Może i spowiednik powinien podsunąć refleksję, czy w naszych domach
rozmawia się ze sobą, wymienia uwagi dotyczące przeczytanych tekstów,
oglądanych filmów itp.
Rekolekcje są niezastąpioną okazją do tego, żeby coś
w życiu zmienić na lepsze. I należy je omadlać, prosić Pana Boga
o łaskę nawrócenia, zrozumienia i przyjęcia darów Bożych, przekazywanych
podczas rekolekcji - na tej naszej świętej górze Tabor.
Kulminacyjnym punktem rekolekcji jest Eucharystia - uczczenie
Pana Jezusa, Jego Boskiego Serca. Jest to również zaproszenie Pana
Boga do naszego domu, naszego życia.

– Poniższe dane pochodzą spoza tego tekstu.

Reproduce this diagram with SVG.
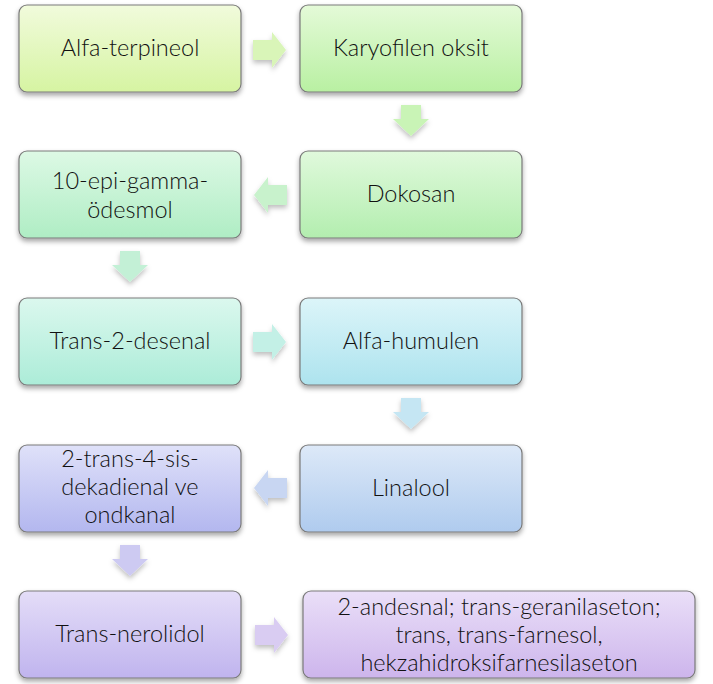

Zauważmy, że po głębokich przeżyciach
rekolekcyjnych i dobrej spowiedzi nasz udział w Eucharystii będzie
inny, bardziej osobowy, z pewnością bardziej miły Bogu i owocny dla
ludzi. Jeden jest wszakże warunek: byśmy zechcieli uczciwie i szczerze
uczestniczyć w rekolekcjach. Jeżeli potraktujemy je powierzchownie,
pozostaniemy niby-chrześcijanami, którzy de facto mogą prowadzić
bardzo pogańskie życie.
I jeszcze jeden ważny aspekt rekolekcji - wychowanie.
Dotyczy on zwłaszcza dzieci i młodzieży. I tu księży powinni wesprzeć
swą pomocą nauczyciele; powinni pomóc w utrzymaniu porządku, wypełnianiu
zaleceń rekolekcyjnych, inspirować do czynienia dobra. Chodzi bowiem
o to, by powiększała się chwała Boża, a człowiek stawał się piękniejszy
wewnętrznie.
Módlmy się za wszystkich, którzy odprawiają rekolekcje,
bo ostatecznie dawcą łaski jest Pan Bóg.